И угольная рыба, и палтус поднимаются на поверхность живыми. Те немногие, что срываются с крючка, сразу уплывают. А все потому, что у них нет воздушного пузыря, который помогает рыбам держаться на плаву. Но зато он есть у фундулюсов, скатов и долгохвостов. Поскольку на глубине давление гораздо сильнее, чем на поверхности, внутренние воздушные пузыри у фундулюсов при подъеме расширяются настолько, что выталкивают желудок через рот, словно надутый шарик жевательной резинки. Такое ощущение, что глаза у них вот-вот выпрыгнут из орбит. Скаты выглядят ошарашенными подъемом наверх. Больше других достается никому не нужным долгохвостам, которых достают из воды уже мертвыми и сильно потрепанными – очевидно, это очень нежные создания.

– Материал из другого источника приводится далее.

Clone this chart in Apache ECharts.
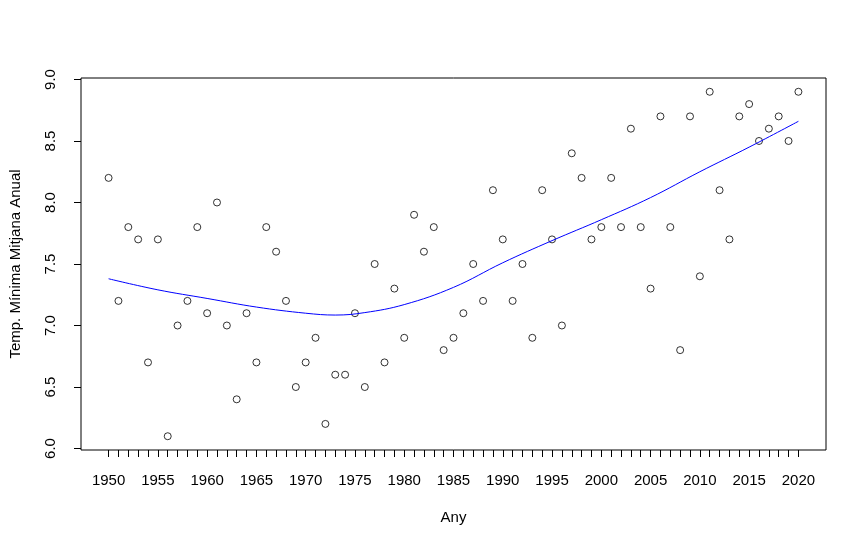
<!DOCTYPE html>
<html>
<head>
<meta charset="utf-8">
<title>Temp. Mínima Mitjana Anual</title>
<script src="https://cdn.jsdelivr.net/npm/echarts@6/dist/echarts.min.js"></script>
<style>
  html, body { margin: 0; padding: 0; background: #fff; }
  #chart { width: 866px; height: 548px; }
</style>
</head>
<body>
<div id="chart"></div>
<script>
// anys i temperatura minima mitjana anual
var years = [];
for (var y = 1950; y <= 2020; y++) years.push(y);
var tempMin = [
  8.2, 7.2, 7.8, 7.7, 6.7, 7.7, 6.1, 7.0, 7.2, 7.8,
  7.1, 8.0, 7.0, 6.4, 7.1, 6.7, 7.8, 7.6, 7.2, 6.5,
  6.7, 6.9, 6.2, 6.6, 6.6, 7.1, 6.5, 7.5, 6.7, 7.3,
  6.9, 7.9, 7.6, 7.8, 6.8, 6.9, 7.1, 7.5, 7.2, 8.1,
  7.7, 7.2, 7.5, 6.9, 8.1, 7.7, 7.0, 8.4, 8.2, 7.7,
  7.8, 8.2, 7.8, 8.6, 7.8, 7.3, 8.7, 7.8, 6.8, 8.7,
  7.4, 8.9, 8.1, 7.7, 8.7, 8.8, 8.5, 8.6, 8.7, 8.5,
  8.9
];
// corba suavitzada (loess) llegida del grafic
var smoothYears = [1950, 1955, 1960, 1965, 1970, 1973, 1976, 1980, 1985, 1990, 1995, 2000, 2005, 2010, 2015, 2020];
var smoothVals  = [7.38, 7.29, 7.22, 7.15, 7.10, 7.085, 7.105, 7.17, 7.31, 7.51, 7.69, 7.86, 8.04, 8.25, 8.45, 8.66];
// marques dels eixos
var xTicks = years;
var xLabels = [1950, 1955, 1960, 1965, 1970, 1975, 1980, 1985, 1990, 1995, 2000, 2005, 2010, 2015, 2020];
var yTicks = [6.0, 6.5, 7.0, 7.5, 8.0, 8.5, 9.0];

var font = 'Liberation Sans, Arial, sans-serif';

var myChart = echarts.init(document.getElementById('chart'));
var option = {
  backgroundColor: '#fff',
  animation: false,
  grid: {
    left: 78, right: 40, top: 78, bottom: 98,
    show: true, borderColor: '#000', borderWidth: 1, backgroundColor: 'transparent'
  },
  xAxis: {
    type: 'value',
    min: 1947.2,
    max: 2022.8,
    name: 'Any',
    nameLocation: 'middle',
    nameGap: 60,
    nameTextStyle: { color: '#000', fontSize: 15, fontFamily: font },
    axisLine: { show: false },
    splitLine: { show: false },
    axisTick: {
      show: true, inside: false, length: 7, customValues: xTicks,
      lineStyle: { color: '#000', width: 1 }
    },
    axisLabel: {
      customValues: xLabels, margin: 23,
      color: '#000', fontSize: 15, fontFamily: font,
      formatter: function (v) { return String(v); }
    }
  },
  yAxis: {
    type: 'value',
    min: 5.988,
    max: 9.012,
    name: 'Temp. Mínima Mitjana Anual',
    nameLocation: 'middle',
    nameGap: 58,
    nameRotate: 90,
    nameTextStyle: { color: '#000', fontSize: 15, fontFamily: font },
    axisLine: { show: false },
    splitLine: { show: false },
    axisTick: {
      show: true, inside: false, length: 7, customValues: yTicks,
      lineStyle: { color: '#000', width: 1 }
    },
    axisLabel: {
      customValues: yTicks, margin: 23, rotate: 90,
      color: '#000', fontSize: 15, fontFamily: font,
      formatter: function (v) { return v.toFixed(1); }
    }
  },
  series: [
    {
      type: 'scatter',
      data: years.map(function (yr, i) { return [yr, tempMin[i]]; }),
      symbol: 'circle',
      symbolSize: 7,
      itemStyle: { color: 'rgba(0,0,0,0)', borderColor: '#000', borderWidth: 1 },
      silent: true
    },
    {
      type: 'line',
      data: smoothYears.map(function (yr, i) { return [yr, smoothVals[i]]; }),
      smooth: 0.4,
      showSymbol: false,
      lineStyle: { color: '#0000ff', width: 1 },
      silent: true,
      z: 3
    }
  ]
};
myChart.setOption(option);
</script>
</body>
</html>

Выброшенную за борт рыбу тут же атакуют глупыши, которые рвут ее на части. Они с неистовством клюют и щиплют тушки, не давая им утонуть. Точно так же пищей для птиц становятся внутренности угольной рыбы.

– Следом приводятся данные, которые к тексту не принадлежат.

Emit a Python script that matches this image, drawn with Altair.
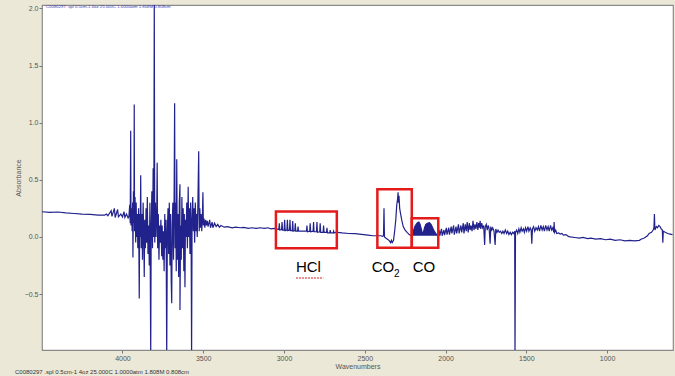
import altair as alt
import pandas as pd

# ---- spectrum values (wavenumber cm-1, absorbance) ----
wn_a = [4498, 4450, 4400, 4350, 4300, 4250, 4200, 4150, 4110, 4100, 4090, 4070, 4065, 4050, 4045,
        4030, 4025, 4010, 4000, 3990, 3985, 3975, 3965]
ab_a = [0.22, 0.215, 0.218, 0.21, 0.205, 0.2, 0.198, 0.19, 0.19, 0.2, 0.185, 0.23, 0.18, 0.25, 0.17,
        0.24, 0.175, 0.2, 0.175, 0.22, 0.17, 0.2, 0.165]

wn_b = [3960, 3955, 3952, 3949, 3947, 3944, 3940, 3937, 3935, 3932, 3929, 3927, 3925, 3922, 3918,
        3915, 3912, 3908, 3905, 3900, 3896, 3893, 3890, 3887, 3884, 3880, 3876, 3872, 3868, 3865,
        3862, 3858, 3854, 3850, 3846, 3842, 3838, 3834, 3830, 3825, 3822, 3818, 3814, 3810, 3806,
        3803, 3800, 3796, 3792, 3788, 3785, 3782, 3778, 3774, 3770, 3766, 3762, 3757, 3754, 3750,
        3746, 3742, 3738, 3734, 3730, 3726, 3722, 3718, 3714, 3710, 3706, 3702, 3698, 3695, 3692,
        3688, 3684, 3680, 3677, 3674, 3670, 3667, 3664, 3660, 3656, 3652, 3648, 3644, 3644, 3640,
        3636, 3632, 3628, 3624, 3620, 3617, 3613, 3610, 3606, 3602, 3598, 3593, 3590, 3586, 3582,
        3578, 3575, 3572, 3569, 3565, 3561, 3557, 3553, 3549, 3545, 3541, 3537, 3533, 3528, 3525,
        3521, 3517, 3513, 3509, 3505, 3502, 3499, 3495, 3490, 3485, 3480]
ab_b = [0.18, 0.28, 0.12, 0.93, 0.10, 0.25, 0.05, 0.30, -0.18, 0.40, 0.12, 1.16, 0.05, 0.35, -0.05,
        0.30, 0.0, 0.20, -0.10, 0.25, -0.54, 0.20, 0.0, 0.54, -0.10, 0.20, -0.20, 0.30, 0.0, -0.35,
        0.15, -0.10, 0.25, -0.05, 0.35, -0.15, 0.10, -0.25, 0.30, -1.05, 0.10, 0.40, -0.10, 0.60, 0.0,
        2.10, -0.05, 0.30, 0.0, 0.20, 0.65, -0.10, 0.20, -0.20, 0.10, -0.05, 0.15, -0.17, 0.10, -0.20,
        0.05, -0.30, 0.20, -0.10, 0.15, -1.05, 0.05, 0.25, -0.15, 0.30, -0.25, 0.20, -0.40, -0.58, 0.10,
        0.30, -0.20, 0.40, 1.17, -0.10, 0.30, -0.30, 0.68, -0.20, 0.20, -0.35, 0.30, 0.46, -0.64, 0.10,
        -0.20, 0.35, -0.10, 0.25, -0.30, 0.20, -0.44, 0.15, 0.0, 0.30, -0.10, 0.44, 0.0, 0.25, -0.15,
        0.30, 0.05, -1.05, 0.15, 0.35, 0.05, 0.25, -0.05, 0.30, 0.05, 0.20, 0.0, 0.30, 0.75, 0.05,
        0.25, 0.08, 0.20, 0.05, 0.18, 0.39, 0.10, 0.16, 0.08, 0.15, 0.10]

wn_c = [3475, 3470, 3460, 3455, 3445, 3440, 3430, 3420, 3410, 3400, 3390, 3370, 3350, 3320, 3300,
        3270, 3250, 3220, 3200, 3170, 3150, 3120, 3100, 3080, 3060]
ab_c = [0.14, 0.09, 0.15, 0.08, 0.13, 0.08, 0.12, 0.09, 0.11, 0.085, 0.10, 0.085, 0.09, 0.08, 0.085,
        0.08, 0.083, 0.075, 0.08, 0.075, 0.08, 0.075, 0.08, 0.07, 0.075]

# HCl rotational lines (R and P branches)
wn_d = [3032, 3029, 3026, 3015, 3012, 3009, 2999, 2996, 2993, 2982, 2979, 2976, 2966, 2963, 2960,
        2949, 2946, 2943, 2933, 2930, 2927, 2916, 2913, 2910, 2880,
        2861, 2858, 2855, 2841, 2838, 2835, 2820, 2817, 2814, 2799, 2796, 2793, 2779, 2776, 2773,
        2758, 2755, 2752, 2737, 2734, 2731, 2717, 2714, 2711, 2696, 2693, 2690, 2680]
ab_d = [0.065, 0.12, 0.06, 0.065, 0.13, 0.06, 0.06, 0.15, 0.055, 0.06, 0.15, 0.055, 0.06, 0.15, 0.055,
        0.055, 0.14, 0.05, 0.055, 0.12, 0.05, 0.05, 0.09, 0.05, 0.05,
        0.05, 0.10, 0.045, 0.05, 0.12, 0.045, 0.05, 0.13, 0.045, 0.045, 0.13, 0.04, 0.045, 0.12, 0.04,
        0.04, 0.10, 0.04, 0.04, 0.08, 0.035, 0.035, 0.06, 0.035, 0.035, 0.05, 0.035, 0.04]

wn_e = [2670, 2640, 2600, 2560, 2520, 2480, 2450, 2430, 2400, 2390]
ab_e = [0.04, 0.035, 0.03, 0.028, 0.022, 0.015, 0.01, 0.01, 0.01, 0.005]

# CO2 asymmetric stretch
wn_f = [2384, 2381, 2378, 2370, 2360, 2350, 2340, 2335, 2330, 2322, 2315, 2308, 2302, 2297, 2294,
        2291, 2288, 2284, 2278, 2270, 2262, 2250, 2238, 2225, 2212]
ab_f = [0.01, 0.25, 0.0, -0.01, -0.02, -0.03, -0.05, -0.03, -0.05, -0.03, 0.05, 0.15, 0.28, 0.33, 0.39,
        0.30, 0.36, 0.25, 0.20, 0.14, 0.09, 0.06, 0.04, 0.02, 0.01]

# CO band envelope (dense lines drawn as a filled envelope)
wn_g = [2210, 2200, 2190, 2180, 2172, 2165, 2158, 2150, 2143, 2137, 2130, 2122, 2112, 2100, 2090,
        2080, 2070, 2060, 2050]
ab_g = [0.01, 0.05, 0.09, 0.115, 0.125, 0.13, 0.11, 0.07, 0.03, 0.04, 0.08, 0.11, 0.12, 0.125, 0.11,
        0.08, 0.05, 0.03, 0.01]

# water bending region
wn_h = [2045, 2040, 2036, 2025, 2021, 2010, 2006, 1995, 1991, 1980, 1976, 1965, 1961, 1950, 1946,
        1935, 1931, 1920, 1916, 1905, 1900, 1890, 1886, 1878, 1872, 1866, 1860, 1853, 1848, 1842,
        1836, 1830, 1824, 1818, 1812, 1806, 1800, 1795, 1790, 1786, 1782, 1776, 1770, 1764, 1758,
        1754, 1748, 1742, 1736, 1730, 1724, 1720, 1714, 1708, 1700, 1693, 1689, 1682, 1675, 1668,
        1660, 1652, 1645, 1638, 1630, 1622, 1615, 1608, 1600, 1592, 1585, 1578, 1572, 1570, 1567,
        1560, 1553, 1546, 1540, 1532, 1526, 1518, 1512, 1505, 1498, 1490, 1484, 1476, 1470, 1466,
        1462, 1455, 1448, 1440, 1432, 1425, 1418, 1410, 1402, 1395, 1388, 1380, 1372, 1365, 1358,
        1350, 1343, 1336, 1330, 1328, 1325, 1318, 1312]
ab_h = [0.01, 0.06, 0.01, 0.07, 0.01, 0.06, 0.015, 0.08, 0.02, 0.08, 0.02, 0.09, 0.03, 0.10, 0.02,
        0.09, 0.03, 0.11, 0.03, 0.10, 0.04, 0.12, 0.03, 0.11, 0.05, 0.13, 0.04, 0.12, 0.06, 0.10,
        0.05, 0.14, 0.06, 0.11, 0.07, 0.13, 0.06, 0.12, 0.08, 0.14, 0.07, 0.12, 0.08, 0.10, -0.07,
        0.09, 0.11, 0.06, 0.10, 0.07, -0.06, 0.09, 0.06, 0.08, 0.05, -0.07, 0.07, 0.04, 0.06, 0.04,
        0.05, 0.03, 0.05, 0.03, 0.06, 0.03, 0.05, 0.02, 0.04, 0.02, 0.04, 0.03, 0.05, -1.05, 0.04,
        0.06, 0.03, 0.07, 0.04, 0.08, 0.05, 0.07, 0.04, 0.08, 0.05, 0.09, 0.05, 0.08, 0.06, -0.06,
        0.07, 0.09, 0.05, 0.08, 0.06, 0.09, 0.05, 0.10, 0.06, 0.09, 0.05, 0.10, 0.06, 0.09, 0.05,
        0.10, 0.06, 0.08, 0.04, 0.13, 0.04, 0.06, 0.03]

wn_i = [1300, 1290, 1280, 1270, 1255, 1240, 1229, 1200, 1170, 1150, 1120, 1100, 1070, 1040, 1010,
        980, 950, 920, 890, 860, 830, 800]
ab_i = [0.035, 0.025, 0.03, 0.015, 0.02, 0.005, 0.0, -0.005, -0.01, -0.005, -0.015, -0.01, -0.02,
        -0.015, -0.025, -0.02, -0.03, -0.025, -0.035, -0.03, -0.035, -0.03]

wn_j = [790, 770, 750, 740, 725, 715, 710, 707, 704, 695, 688, 680, 672, 665, 658, 655, 652, 640,
        625, 610, 595]
ab_j = [-0.02, -0.01, 0.01, 0.03, 0.04, 0.06, 0.08, 0.20, 0.06, 0.09, 0.08, 0.10, 0.09, 0.07, 0.06,
        -0.05, 0.05, 0.04, 0.03, 0.025, 0.02]

# ---- annotation boxes and labels ----
box_x1 = [3050, 2422, 2209]
box_x2 = [2673, 2209, 2045]
box_y1 = [0.222, 0.418, 0.164]
box_y2 = [-0.099, -0.094, -0.094]

lab_text = ["HCl", "CO", "2", "CO"]
lab_x = [2926, 2457, 2319, 2203]
lab_y = [-0.307, -0.307, -0.352, -0.307]
lab_size = [15, 15, 10, 15]

x_ticks = [4000, 3500, 3000, 2500, 2000, 1500, 1000]
y_ticks = [-0.5, 0.0, 0.5, 1.0, 1.5, 2.0]

info_text = "C0080297 .spl 0.5cm-1 4oz 25.000C 1.0000atm 1.808M 0.808cm"

# ---- build tables ----
wn, ab = [], []
for w, a in [(wn_a, ab_a), (wn_b, ab_b), (wn_c, ab_c), (wn_d, ab_d), (wn_e, ab_e),
             (wn_f, ab_f), (wn_g, ab_g), (wn_h, ab_h), (wn_i, ab_i), (wn_j, ab_j)]:
    wn += w
    ab += a
spec = pd.DataFrame({"wn": wn, "ab": ab, "i": list(range(len(wn)))})
co = pd.DataFrame({"wn": wn_g, "ab": ab_g, "base": [0.01] * len(wn_g)})
boxes = pd.DataFrame({"x1": box_x1, "x2": box_x2, "y1": box_y1, "y2": box_y2})
labels = pd.DataFrame({"t": lab_text, "x": lab_x, "y": lab_y, "s": lab_size})
underline = pd.DataFrame({"x1": [2926], "x2": [2757], "y": [-0.36]})

LINE = "#22228c"
xs = alt.Scale(domain=[592, 4498], reverse=True, nice=False, zero=False)
ys = alt.Scale(domain=[-0.99, 2.03], nice=False, zero=False)

xax = alt.Axis(values=x_ticks, format="d", title="Wavenumbers", grid=False, domain=False,
               tickSize=3, tickColor="#777", labelFontSize=7, labelColor="#555",
               labelPadding=1, titleFontSize=7, titleColor="#555", titleFontWeight="normal",
               titlePadding=1, labelFont="Liberation Sans", titleFont="Liberation Sans")
yax = alt.Axis(values=y_ticks, format=".1f", title="Absorbance", grid=False, domain=False,
               tickSize=3, tickColor="#777", labelFontSize=7, labelColor="#555",
               labelPadding=1, titleFontSize=7, titleColor="#555", titleFontWeight="normal",
               titlePadding=3, labelFont="Liberation Sans", titleFont="Liberation Sans")

line = alt.Chart(spec).mark_line(color=LINE, strokeWidth=1.2, clip=True).encode(
    x=alt.X("wn:Q", scale=xs, axis=xax),
    y=alt.Y("ab:Q", scale=ys, axis=yax),
    order="i:Q",
)

area = alt.Chart(co).mark_area(color=LINE, clip=True).encode(
    x=alt.X("wn:Q", scale=xs), y=alt.Y("ab:Q", scale=ys), y2="base:Q"
)

rects = alt.Chart(boxes).mark_rect(filled=False, stroke="#e31b1b", strokeWidth=2.5).encode(
    x=alt.X("x1:Q", scale=xs), x2="x2:Q", y=alt.Y("y1:Q", scale=ys), y2="y2:Q"
)

texts = alt.Chart(labels).mark_text(align="left", baseline="alphabetic", font="Liberation Sans",
                                   color="black").encode(
    x=alt.X("x:Q", scale=xs), y=alt.Y("y:Q", scale=ys), text="t:N",
    size=alt.Size("s:Q", scale=None, legend=None)
)

ul = alt.Chart(underline).mark_rule(color="#d02020", strokeWidth=1, strokeDash=[2, 1]).encode(
    x=alt.X("x1:Q", scale=xs), x2="x2:Q", y=alt.Y("y:Q", scale=ys)
)

top_txt = alt.Chart(pd.DataFrame({"t": [info_text]})).mark_text(
    align="left", baseline="middle", fontSize=4.3, color="#3a3ab8", font="Liberation Sans"
).encode(x=alt.value(4), y=alt.value(2), text="t:N")

bot_txt = alt.Chart(pd.DataFrame({"t": [info_text]})).mark_text(
    align="left", baseline="middle", fontSize=6, color="#333", font="Liberation Sans"
).encode(x=alt.value(-27), y=alt.value(367), text="t:N")

chart = alt.layer(area, line, rects, ul, texts, top_txt, bot_txt).properties(
    width=631, height=345,
    autosize=alt.AutoSizeParams(type="none"),
    padding={"left": 42, "top": 5, "right": 2, "bottom": 26},
    background="#ebe8d8",
).configure_view(fill="white", stroke="#8a8a8a", strokeWidth=1.2)

chart.save("out.html", embed_options={"renderer": "svg", "actions": False})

Глупыши все прибывают и прибывают, и теперь вокруг судна буйствуют целые тучи пернатых – их уже около тысячи. Такое ощущение, что к нам слетелись все птицы в радиусе нескольких километров. Поверхность воды за бортом полностью скрылась под ними, и теперь корабль словно бы тащит за собой длинный, украшенный перьями шлейф. В воздухе стоит неумолчный галдеж враждебных, предостерегающих воплей, криков, посвистываний и пощелкиваний. От горделивой осанки и внешнего спокойствия птиц не осталось и следа. Всей плотной массой они взбивают воду в пышную пену, стараясь дотянуться до брошенной им рыбы, голов, кишок, они кричат, скандалят друг с другом, рвут на куски плоть и с жадностью заглатывают потроха. По их внешнему виду и поведению можно подумать, что они в любой момент готовы протянуть с голоду свои перепончатые лапы. Едва рыбья голова или новая порция требухи касается воды, как к ней уже спешат десятки глупышей: толкаются, клюются, пихаются и грозно шипят друг на друга. И хотя они ожесточенно борются, руководит ими отнюдь не злость, а голод. Они не тратят сил на пустую вражду. Просто пытаются добыть пищу, чего бы им это ни стоило.